Tuesday, August 9, 2011

They Once Loved Jimmy, Too


William McGurn calls attention to recent comparisons of President Obama to President Carter.  The troubling aspect for the President of this growing chorus is that it's his people doing the comparing.

So it must have stung when the New York Times's Maureen Dowd recently quoted an unnamed Democratic senator moaning that "we are watching him turn into Jimmy Carter right before our eyes."  She was not alone. Eric Alterman earlier this year weighed in with a column in U.S. News whose headline declares, "Obama's Awful '70s Show Echoes Jimmy Carter." The unkindest cut of all comes from Zbigniew Brzezinski—Jimmy Carter's national security adviser and one of the first to hop aboard the Obama bandwagon—who on MSNBC last month brought up the word most associated with Mr. Carter, though he never actually said it: "malaise."

McGurn's opinion piece underscores that Carter, like Obama, was hailed as the genius who would transcend politics and sanitize the nation with his own purity.

Mr. Obama can't be blamed for the excesses that saw him hailed as the new FDR, the new JFK or the new Lincoln, or for the Norwegian committee that bestowed upon him a Nobel.

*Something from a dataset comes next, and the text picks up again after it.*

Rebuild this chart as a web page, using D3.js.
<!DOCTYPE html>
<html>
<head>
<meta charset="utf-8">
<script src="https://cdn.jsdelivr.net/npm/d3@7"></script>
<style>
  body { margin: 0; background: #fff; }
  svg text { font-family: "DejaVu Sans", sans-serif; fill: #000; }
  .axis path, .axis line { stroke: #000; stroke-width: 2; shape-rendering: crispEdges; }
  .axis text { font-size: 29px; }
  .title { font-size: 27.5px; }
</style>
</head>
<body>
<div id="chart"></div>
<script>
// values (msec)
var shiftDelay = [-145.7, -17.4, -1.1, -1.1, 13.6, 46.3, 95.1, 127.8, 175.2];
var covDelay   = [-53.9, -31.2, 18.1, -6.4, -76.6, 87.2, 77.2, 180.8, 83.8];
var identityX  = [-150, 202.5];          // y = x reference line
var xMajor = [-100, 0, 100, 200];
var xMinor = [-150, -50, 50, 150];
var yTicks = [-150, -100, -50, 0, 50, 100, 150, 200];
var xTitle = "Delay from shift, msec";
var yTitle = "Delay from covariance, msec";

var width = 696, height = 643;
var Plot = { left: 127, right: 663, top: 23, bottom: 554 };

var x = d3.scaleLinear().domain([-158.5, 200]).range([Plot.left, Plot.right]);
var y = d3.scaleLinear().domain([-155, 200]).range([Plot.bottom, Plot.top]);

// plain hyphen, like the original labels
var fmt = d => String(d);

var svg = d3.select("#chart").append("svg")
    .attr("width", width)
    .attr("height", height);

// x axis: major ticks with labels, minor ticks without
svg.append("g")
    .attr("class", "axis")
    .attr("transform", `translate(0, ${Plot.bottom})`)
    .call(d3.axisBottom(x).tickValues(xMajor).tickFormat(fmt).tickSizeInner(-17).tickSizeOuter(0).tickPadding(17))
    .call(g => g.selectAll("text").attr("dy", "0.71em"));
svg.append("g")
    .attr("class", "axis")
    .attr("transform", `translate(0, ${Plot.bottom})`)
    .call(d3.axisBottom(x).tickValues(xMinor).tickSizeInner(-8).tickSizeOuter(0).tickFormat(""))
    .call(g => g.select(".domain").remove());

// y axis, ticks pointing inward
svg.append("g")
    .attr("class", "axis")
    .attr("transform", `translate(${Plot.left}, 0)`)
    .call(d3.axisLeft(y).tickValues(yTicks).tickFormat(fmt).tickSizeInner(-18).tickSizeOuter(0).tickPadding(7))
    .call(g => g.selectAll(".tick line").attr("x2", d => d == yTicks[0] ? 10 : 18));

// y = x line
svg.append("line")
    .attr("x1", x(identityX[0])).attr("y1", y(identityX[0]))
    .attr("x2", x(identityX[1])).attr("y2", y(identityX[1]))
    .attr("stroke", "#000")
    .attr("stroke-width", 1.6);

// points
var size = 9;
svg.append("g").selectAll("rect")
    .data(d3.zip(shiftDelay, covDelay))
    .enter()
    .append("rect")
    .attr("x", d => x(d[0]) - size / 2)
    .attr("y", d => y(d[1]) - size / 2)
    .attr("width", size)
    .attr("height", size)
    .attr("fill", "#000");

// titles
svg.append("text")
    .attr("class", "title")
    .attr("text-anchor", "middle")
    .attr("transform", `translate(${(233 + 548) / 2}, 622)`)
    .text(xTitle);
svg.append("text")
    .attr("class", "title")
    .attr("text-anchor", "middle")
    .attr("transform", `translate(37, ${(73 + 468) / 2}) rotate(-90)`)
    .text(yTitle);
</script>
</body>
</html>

He can be held to account for encouraging them: by delivering a campaign speech in Berlin, by accepting a prize he hadn't earned, by breaking out not only a Lincoln quotation but the Lincoln china and the Lincoln Bible for his inauguration.
Please see Noman's very first post, of Feb 12, 2011, entitled "Jimmy Carter's Second Term."  The difference between the two Presidents to Noman's mind is that Carter was simply a liberal imbecile who did all the wrong things, but wasn't out to remake the country; Obama is an Alinskyite agitator (by his own admission) steeped in revolutionary dogma, who most definitely seems out to reshape the country and its institutions.  Besides having incompetence, ineptitude, and foolish wrongheadedness in common, the two also evince feelings of guilt and shame about America and its role on the world stage.


Noman hopes that when President Obama is defeated along with his odious party, the country isn't afflicted with his intermittent forays into the limelight as it has been with Jimmy Carter's.  With a little luck, Barack will move to Europe or the middle east, where he can revel in the glories of his revolutionary administration without provoking contempt or gales of laughter.